Villa Lante in April, 2009.

View from the top of Castel'Sant Angelo in September 2011. Villa Lante on the top right corner.

The location of Villa Lante above a garden on top of the Janiculum hill overlooking Rome is totally divine. In the early 16th century, i.e. at around the time the construction of the present St Peter’s Basilica was started, Baldassarre Turini, the datarius of Pope Leo X, wanted to have a summer residence away from the heat of the town. He bought a piece of land on the hill and had the villa built among the gardens and vineyards there. It later went to the Lante family, which explains the current name. We once visited the villa and saw the beautiful Renaissance interior. Visitors could even shoot Rome from the fabulous loggia. Unfortunately, the photos from that trip are among those we later lost (more about that here).

Any Italian demonstration of war heroes would be unthinkable without General Giuseppe Garibaldi. It is obvious that he should be granted the focal point in the Janiculum Park of Heroes: a majestic equestrian statue surrounded by a piazza carrying his name. Together with Camillo Cavour, Victor Emmanuel II and Giuseppe Mazzini, Garibaldi is considered one of Italy’s ‘fathers of the fatherland’. You will bump into these men as statues or street names all over the country.
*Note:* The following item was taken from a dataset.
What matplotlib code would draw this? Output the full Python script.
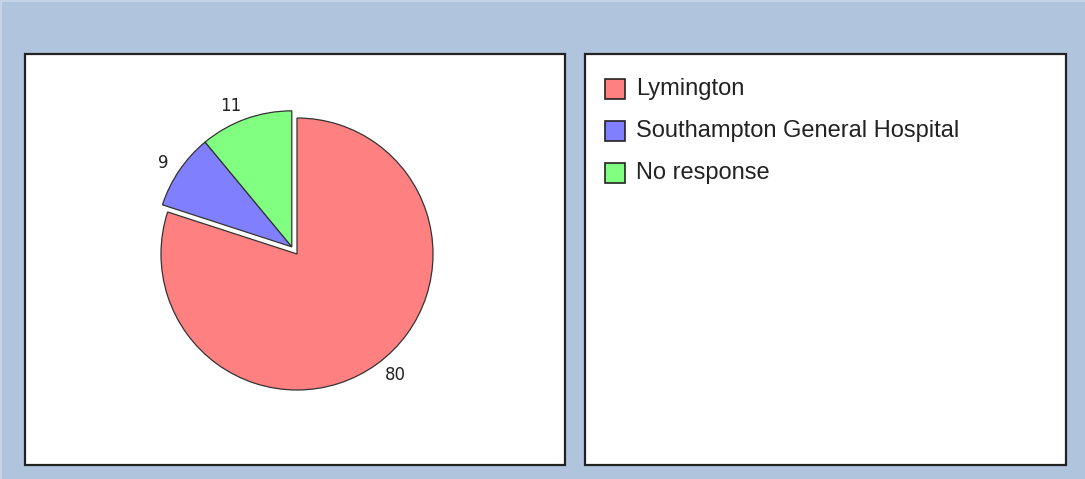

Prior to fighting for the Risorgimento, Giuseppe Garibaldi had already built quite a reputation with his military campaigns in Brazil and Uruguay. He married a skilled Brazilian horsewoman who fought by his side on both continents. Anita Ribeiro di Garibaldi has been acknowledged with an equestrian statue just opposite Villa Lante. I suppose none less than a famed revolutionary leader could have tamed this wild one.
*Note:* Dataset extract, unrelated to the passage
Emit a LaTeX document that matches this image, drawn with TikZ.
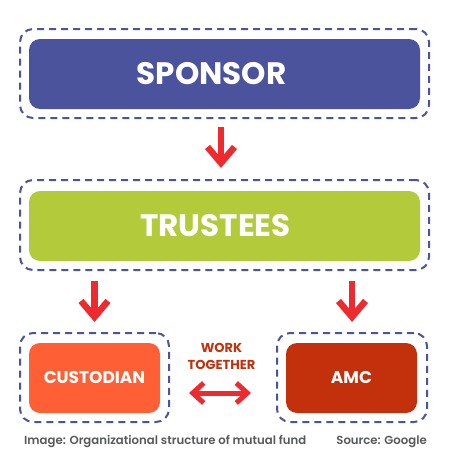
\documentclass[tikz,border=0pt]{standalone}
\usepackage{fontspec}
\setmainfont{Poppins}
\newfontfamily\capfont{Poppins}[UprightFont=* SemiBold]
\usetikzlibrary{arrows.meta}
\definecolor{sponsorblue}{HTML}{4A539C}
\definecolor{trustgreen}{HTML}{B3CB3B}
\definecolor{custorange}{HTML}{FE5F35}
\definecolor{amcred}{HTML}{C3300C}
\definecolor{arrowred}{HTML}{EE2A2F}
\definecolor{capgray}{HTML}{58595B}

\begin{document}
\begin{tikzpicture}[x=1pt,y=-1pt,
  dashfrm/.style={draw=sponsorblue,line width=2pt,dash pattern=on 7pt off 5pt,rounded corners=13pt,minimum height=89pt,inner sep=0pt},
  unitbox/.style={rounded corners=11pt,text=white,font=\bfseries,minimum height=70pt,inner sep=0pt},
  downarrow/.style={draw=arrowred,line width=6.5pt,-{Straight Barb[length=16pt,width=27pt]}},
  twoarrow/.style={draw=arrowred,line width=5pt,{Straight Barb[length=11pt,width=20pt]}-{Straight Barb[length=11pt,width=20pt]}}]
\useasboundingbox (0,0) rectangle (450,450);

\node[dashfrm,minimum width=409pt] (sponsorfrm) at (224.5,73.5) {};
\node[unitbox,fill=sponsorblue,minimum width=391pt,font=\bfseries\fontsize{31}{36}\selectfont] (sponsor) at (224.5,74) {\hspace*{-26pt}SPONSOR};
\node[dashfrm,minimum width=409pt,minimum height=90pt] (trustfrm) at (224.5,225) {};
\node[unitbox,fill=trustgreen,minimum width=391pt,font=\bfseries\fontsize{31}{36}\selectfont] (trust) at (224.5,226) {\hspace*{-18pt}TRUSTEES};
\node[dashfrm,minimum width=149pt] (custfrm) at (94.5,377.5) {};
\node[unitbox,fill=custorange,minimum width=131pt,font=\bfseries\fontsize{17}{20}\selectfont] (cust) at (94.5,378) {CUSTODIAN};
\node[dashfrm,minimum width=150pt] (amcfrm) at (352,377.5) {};
\node[unitbox,fill=amcred,minimum width=131pt,font=\bfseries\fontsize{17}{20}\selectfont] (amc) at (351.5,378) {AMC};

\draw[downarrow,shorten <=8pt,shorten >=11pt] ([xshift=-3.5pt]sponsorfrm.south) -- ([xshift=-3.5pt]trustfrm.north);
\draw[downarrow,shorten <=10pt,shorten >=10pt] (trustfrm.south -| custfrm.north) -- (custfrm.north);
\draw[downarrow,shorten <=10pt,shorten >=10pt] (trustfrm.south -| amcfrm.north) -- (amcfrm.north);

\node[text=amcred,font=\bfseries\fontsize{13}{17}\selectfont,align=center] (work) at (221.5,356) {WORK\\TOGETHER};
\draw[twoarrow,shorten <=19pt,shorten >=25pt] ([yshift=-15.5pt]custfrm.east) -- ([yshift=-15.5pt]amcfrm.west);

\node[anchor=base west,text=capgray,font=\capfont\fontsize{11.7}{13}\selectfont,inner sep=0pt] (capleft) at (24,444) {Image: Organizational structure of mutual fund};
\node[anchor=base east,text=capgray,font=\capfont\fontsize{11.7}{13}\selectfont,inner sep=0pt] (capright) at (427,444) {Source: Google};
\end{tikzpicture}
\end{document}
The lighthouse-shaped monument facing Rome is another memorial you can’t miss if you ever climb the Janiculum hill. It is called Faro al Gianicolo, Faro di Roma, Faro della Libertà and even Faro degli Italiani d’Argentina. It was a gift by the Italians in Argentina to Rome on the 50th anniversary of the unified Italy in 1911. Also the faro was restored for the celebrations in 2011. Its site is another belvedere offering magnificent panoramas over the city.

Finally, some views from the Janiculum hill towards Vatican City and St Peter’s Basilica. Rather a nice vista to that direction as well.
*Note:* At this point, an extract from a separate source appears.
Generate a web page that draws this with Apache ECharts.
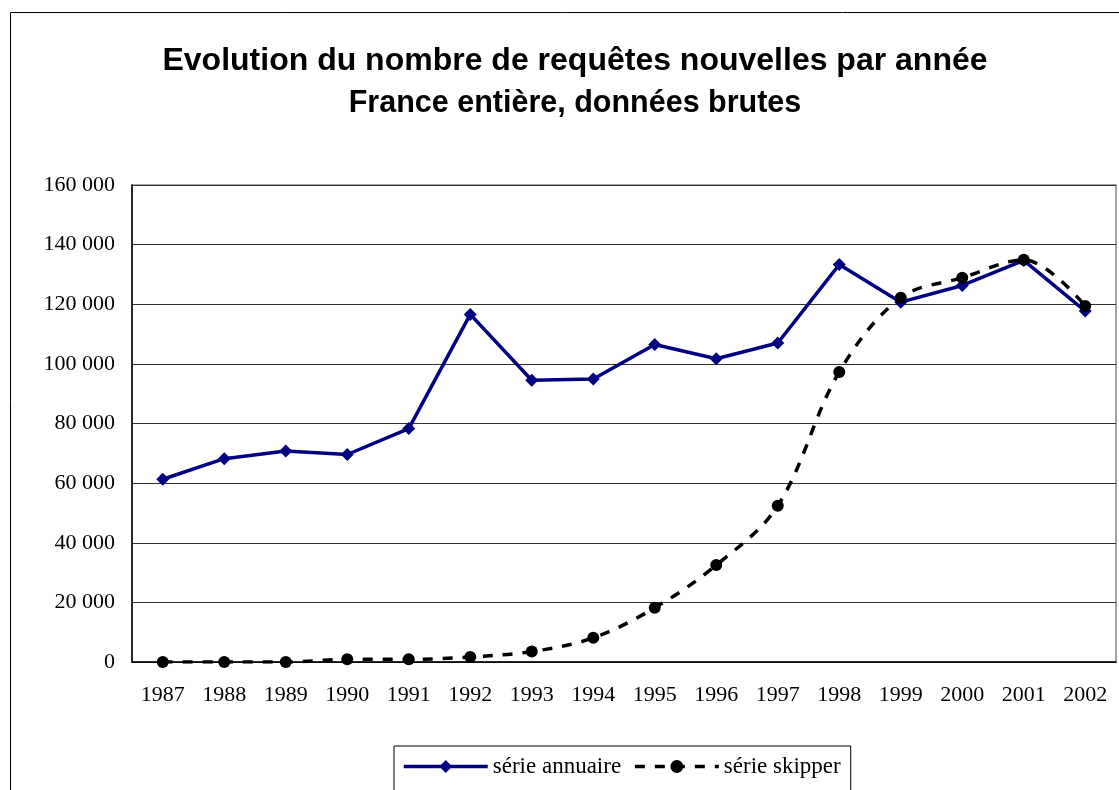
<!DOCTYPE html>
<html>
<head>
<meta charset="utf-8">
<script src="https://cdn.jsdelivr.net/npm/echarts@6/dist/echarts.min.js"></script>
<style>
    html, body { margin: 0; padding: 0; background: #fff; }
    #chart { width: 1119px; height: 790px; }
</style>
</head>
<body>
<div id="chart"></div>
<script>
// 数据
const years = ['1987', '1988', '1989', '1990', '1991', '1992', '1993', '1994',
               '1995', '1996', '1997', '1998', '1999', '2000', '2001', '2002'];
const serieAnnuaire = [61300, 68200, 70800, 69600, 78300, 116600, 94500, 94900,
                       106500, 101700, 107000, 133300, 120700, 126300, 134700, 117700];
const serieSkipper = [0, 0, 0, 900, 900, 1700, 3500, 8100,
                      18200, 32500, 52400, 97300, 122200, 128900, 134900, 119400];
const yTicks = { min: 0, max: 160000, interval: 20000 };

function fmtNombre(v) {
    // 160000 -> "160 000"
    const s = String(v);
    return s.length > 3 ? s.slice(0, s.length - 3) + ' ' + s.slice(-3) : s;
}

const chart = echarts.init(document.getElementById('chart'));
const serif = '"Liberation Serif", "DejaVu Serif", serif';
const sans = '"Liberation Sans", Arial, sans-serif';

const option = {
    animation: false,
    backgroundColor: '#fff',
    title: {
        text: 'Evolution du nombre de requêtes nouvelles par année',
        subtext: 'France entière, données brutes',
        left: 570,
        textAlign: 'center',
        top: 40,
        itemGap: 11,
        textStyle: { fontFamily: sans, fontWeight: 'bold', fontSize: 32, color: '#000' },
        subtextStyle: { fontFamily: sans, fontWeight: 'bold', fontSize: 30.5, color: '#000' }
    },
    graphic: [
        {
            type: 'rect',
            shape: { x: 10.5, y: 12.5, width: 1200, height: 900 },
            style: { fill: 'none', stroke: '#000', lineWidth: 1 },
            silent: true
        }
    ],
    legend: {
        left: 394,
        top: 746,
        padding: [9, 10, 30, 8],
        borderColor: '#000',
        borderWidth: 1,
        itemWidth: 84,
        itemHeight: 16,
        itemGap: 12,
        textStyle: { fontFamily: serif, fontSize: 23, color: '#000' },
        data: [
            { name: 'série annuaire', lineStyle: { width: 3.5 } },
            { name: 'série skipper', lineStyle: { width: 3.5 } }
        ]
    },
    grid: {
        left: 132,
        top: 185,
        right: 3,
        bottom: 128,
        show: true,
        borderColor: '#888',
        borderWidth: 1.5
    },
    xAxis: {
        type: 'category',
        data: years,
        boundaryGap: true,
        axisLine: { lineStyle: { color: '#000', width: 1.5 } },
        axisTick: { inside: true, length: 7, lineStyle: { color: '#000' } },
        axisLabel: { fontFamily: serif, fontSize: 22, color: '#000', margin: 22 }
    },
    yAxis: {
        type: 'value',
        min: yTicks.min,
        max: yTicks.max,
        interval: yTicks.interval,
        axisLine: { show: true, lineStyle: { color: '#000', width: 1.5 } },
        axisTick: { show: false },
        splitLine: { lineStyle: { color: '#333', width: 1 } },
        axisLabel: {
            fontFamily: serif, fontSize: 22, color: '#000', margin: 17,
            formatter: fmtNombre
        }
    },
    series: [
        {
            name: 'série annuaire',
            type: 'line',
            data: serieAnnuaire,
            symbol: 'diamond',
            symbolSize: 13,
            lineStyle: { color: '#000080', width: 3.5 },
            itemStyle: { color: '#000080' },
            z: 3
        },
        {
            name: 'série skipper',
            type: 'line',
            data: serieSkipper,
            smooth: 0.35,
            symbol: 'circle',
            symbolSize: 12,
            lineStyle: { color: '#000', width: 3.5, type: [10, 10] },
            itemStyle: { color: '#000' },
            z: 4
        }
    ]
};
chart.setOption(option);
</script>
</body>
</html>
  1. Those are such lovely pictures and many are not the usual pictures you see of Rome. The avenue of trees is amazing as well as the views across the city. The busts are unusual too,
    Sarah x

    1. I was thinking the Janiculum hill would be a hidden treasure for many, not to mention the Finnish connection.

    2. I took a picture of Herman last year and will send it to you so you can come to Spain instead.

    3. That won't do, I mean a photo is not enough. As for a trip to Spain, that's not a problem.